MC (Claimant) v SC (Defendant) & CC & ORS (CHILDREN) (Interveners) (2008)
 EWHC 517 (Fam);  2 FLR 6
Where the separate representation of children would add enough to the court’s understanding of the issues that arose under Hague Convention proceedings to justify the intrusion, expense and delay that might result, their application to be joined as parties to the litigation was allowed.
The applicant children (C, O, D and P) applied to be joined as parties to Hague Convention and inherent jurisdiction proceedings instigated by the claimant father (F) following their removal from France to the jurisdiction of England and Wales by the defendant mother (M). C was aged 16, O was 13, D was 11 and P was 9. The family had moved to France, but the relationship between F and M deteriorated and the French court authorised M’s pursuit of a divorce the following year. F then left the French property to live in Spain before returning to rent accommodation near to the family. A year later F went to the former family home to exercise contact with the children and found it empty. F issued the instant proceedings, asserting that at the time of their removal by M the children’s habitual residence was in France and that they had been wrongfully removed. M argued that the move to France had been for a temporary purpose and that the children’s habitual residence remained in England. M raised defences under the Hague Convention on the Civil Aspects of International Child Abduction Art.13, including the objections of each of the children to their return to France. The children sought to be represented separately in the proceedings. Their legal representative provided an affidavit detailing her instructions from them, in which she concluded that all four children were articulate and of an age and maturity when it was appropriate to consider their views, and that they were able to give instructions and wished to do so.

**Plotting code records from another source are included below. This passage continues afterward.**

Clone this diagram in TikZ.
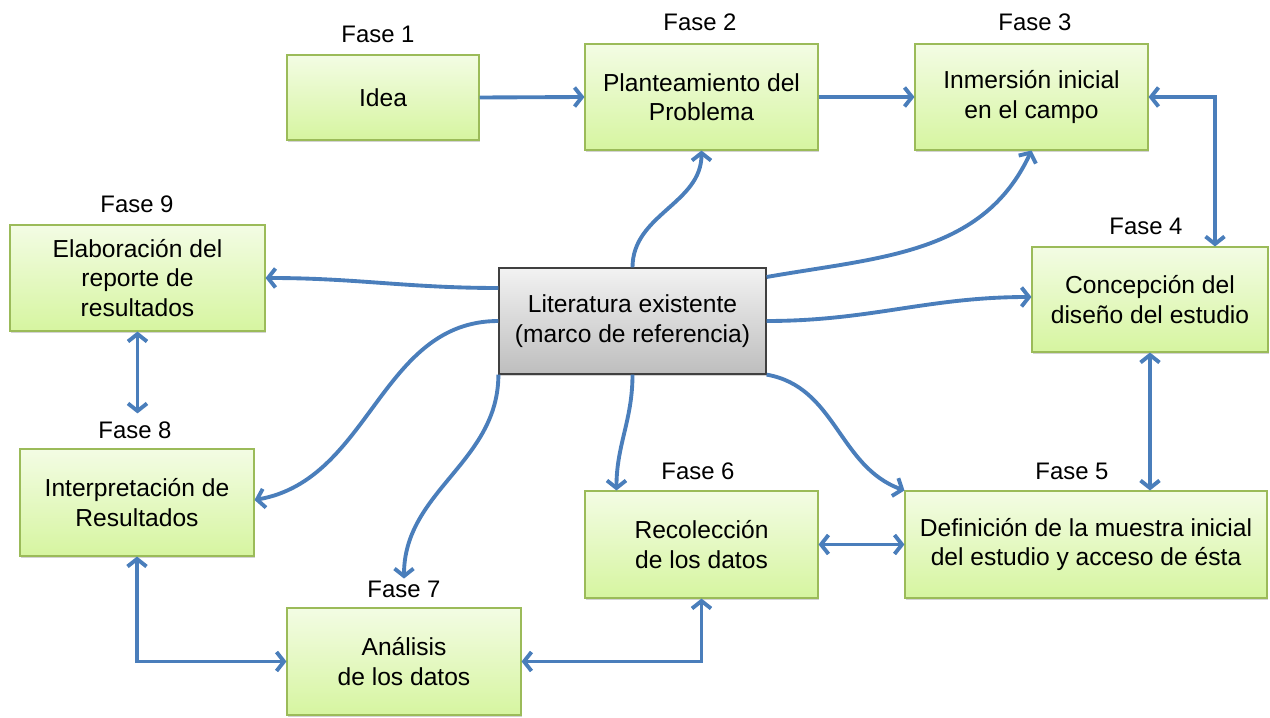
\documentclass[tikz,border=0pt]{standalone}
\usepackage{fontspec}
\setmainfont{Liberation Sans}
\usetikzlibrary{arrows.meta,shadows}
\definecolor{linkblue}{RGB}{74,126,187}
\definecolor{fasetop}{RGB}{243,252,228}
\definecolor{fasebot}{RGB}{214,245,160}
\definecolor{faseline}{RGB}{155,187,89}
\definecolor{littop}{RGB}{242,242,242}
\definecolor{litbot}{RGB}{190,190,190}
\begin{document}
\begin{tikzpicture}[font=\fontsize{14}{16.8}\selectfont]
	\tikzstyle{fase}=[rectangle,draw=faseline,line width=0.6pt,top color=fasetop,bottom color=fasebot,align=center,inner sep=1pt,drop shadow={shadow xshift=0.7pt,shadow yshift=-1.2pt,opacity=0.35}]
	\tikzstyle{lit}=[rectangle,draw=black!75,line width=0.7pt,top color=littop,bottom color=litbot,align=center,inner sep=1pt,drop shadow={shadow xshift=0.7pt,shadow yshift=-1.2pt,opacity=0.35}]
	\tikzstyle{tag}=[inner sep=1pt,font=\fontsize{13.6}{16}\selectfont]
	\tikzstyle{edge}=[draw,linkblue,line width=2.2pt,-{Straight Barb[length=1.5mm,width=3.8mm]}]
	\tikzstyle{dedge}=[draw,linkblue,line width=2.2pt,{Straight Barb[length=1.5mm,width=3.8mm]}-{Straight Barb[length=1.5mm,width=3.8mm]}]
	\useasboundingbox (0,0) rectangle (25.4,14.34);
	\begin{scope}
		% boxes
		\node [fase,minimum width=3.84cm,minimum height=1.70cm] (f1) at (7.66,12.39) {Idea};
		\node [fase,minimum width=4.66cm,minimum height=2.12cm] (f2) at (14.03,12.40) {Planteamiento del\\Problema};
		\node [fase,minimum width=4.66cm,minimum height=2.12cm] (f3) at (20.63,12.40) {Inmersión inicial\\en el campo};
		\node [fase,minimum width=4.72cm,minimum height=2.10cm] (f4) at (23.00,8.35) {Concepción del\\diseño del estudio};
		\node [fase,minimum width=7.24cm,minimum height=2.14cm] (f5) at (21.72,3.45) {Definición de la muestra inicial\\del estudio y acceso de ésta};
		\node [fase,minimum width=4.66cm,minimum height=2.14cm] (f6) at (14.03,3.45) {Recolección\\de los datos};
		\node [fase,minimum width=4.68cm,minimum height=2.14cm] (f7) at (8.08,1.11) {Análisis\\de los datos};
		\node [fase,minimum width=4.68cm,minimum height=2.14cm] (f8) at (2.74,4.29) {Interpretación de\\Resultados};
		\node [fase,minimum width=5.10cm,minimum height=2.12cm] (f9) at (2.75,8.78) {Elaboración del\\reporte de\\resultados};
		\node [lit,minimum width=5.34cm,minimum height=2.12cm] (lit) at (12.65,7.92) {Literatura existente\\(marco de referencia)};
		% phase labels
		\node [tag] (t1) at (7.56,13.66) {Fase 1};
		\node [tag] (t2) at (14.00,13.90) {Fase 2};
		\node [tag] (t3) at (20.70,13.90) {Fase 3};
		\node [tag] (t4) at (22.92,9.82) {Fase 4};
		\node [tag] (t5) at (21.44,4.92) {Fase 5};
		\node [tag] (t6) at (13.96,4.92) {Fase 6};
		\node [tag] (t7) at (8.08,2.56) {Fase 7};
		\node [tag] (t8) at (2.70,5.74) {Fase 8};
		\node [tag] (t9) at (2.74,10.26) {Fase 9};
		% sequence
		\path (f1.east) edge [edge] (f2.west);
		\path (f2.east) edge [edge] (f3.west);
		\draw[dedge] (f3.east) -| ([xshift=1.3cm]f4.north);
		\draw[dedge] (f4.south) -- (f4.south |- f5.north);
		\draw[dedge] (f6.east) -- (f5.west);
		\draw[dedge] (f7.east) -| (f6.south);
		\draw[dedge] (f8.south) |- (f7.west);
		\draw[dedge] (f9.south) -- ([yshift=0.12cm]f9.south |- t8.north);
		% from the literature
		\path (lit.north) edge [edge,out=90,in=-90] (f2.south);
		\path ([yshift=0.88cm]lit.east) edge [edge,out=10,in=-115] (f3.south);
		\path (lit.east) edge [edge,out=0,in=180] ([yshift=0.05cm]f4.west);
		\path (lit.south east) edge [edge,out=-10,in=160] (f5.north west);
		\path (lit.south) edge [edge,out=-90,in=90] ([xshift=0.64cm]f6.north west);
		\path (lit.south west) edge [edge,out=-90,in=90] (t7);
		\path (lit.west) edge [edge,out=180,in=10] ([yshift=0.05cm]f8.east);
		\path ([yshift=0.66cm]lit.west) edge [edge,out=180,in=0] (f9.east);
	\end{scope}
\end{tikzpicture}
\end{document}
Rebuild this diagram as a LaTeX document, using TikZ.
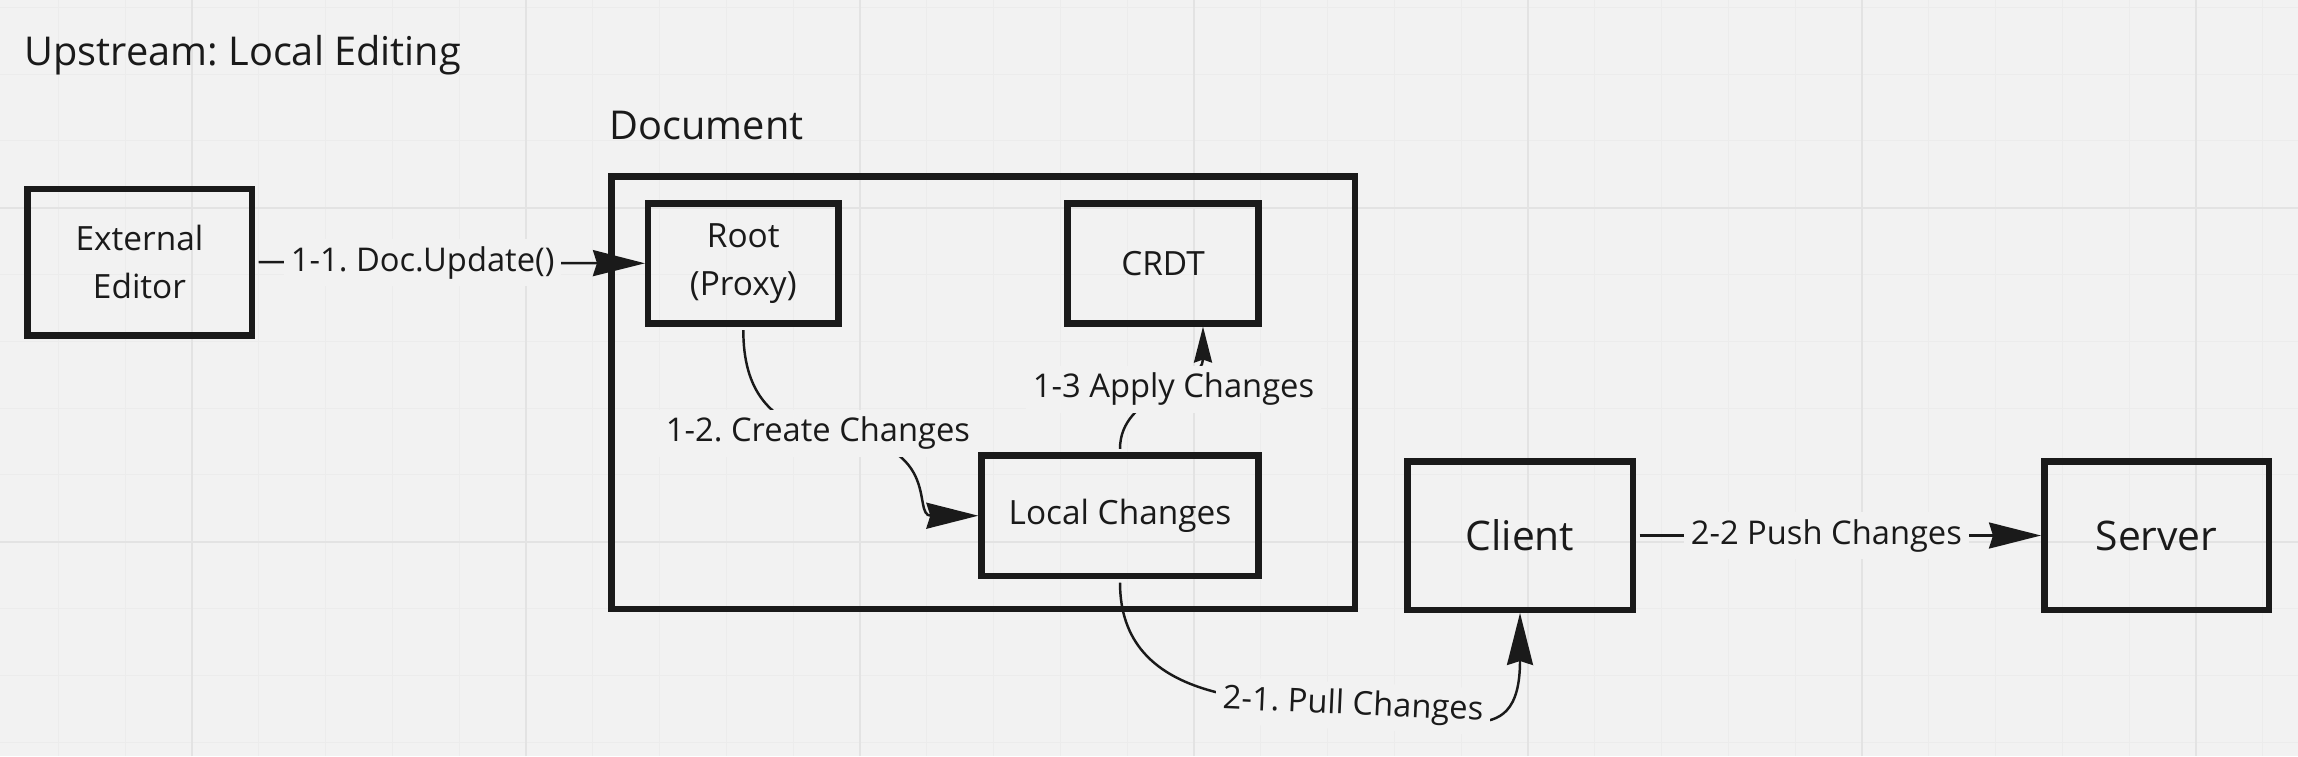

HELD: The test to be used by the courts in Convention proceedings was whether separate representation of the child would add enough to the court’s understanding of the issues that arose under the Hague Convention to justify the intrusion, the expense and the delay that might result, M (Children) (Abduction: Rights of Custody), Re (2007) UKHL 55, (2008) 1 AC 1288 applied. C’s position was clear. The Convention did not apply to him because of his age and different legal principles would be applied by the court when considering F’s application for him to return. Similarly the question whether C should be separately represented within the proceedings would be answered by the application of a different test from that relating to O, D and P, who were subject to the terms of the Convention. In the circumstances it was in C’s best interests to be a party to the proceedings and that he should be entitled to instruct the solicitor of his own choice. In respect of O, D and P, their separate representation would add to the court’s understanding of the issues that arose under the Convention. There would be little expense and delay, having regard to the representation of C; indeed, their guardian ad litem could choose to use the same solicitor. As to intrusion, on the facts of the instant case, it did not outweigh the benefit to be obtained from separate representation. It was directed that C, O, D and P were to be joined as parties and that the three younger children were to be represented by a guardian or litigation friend.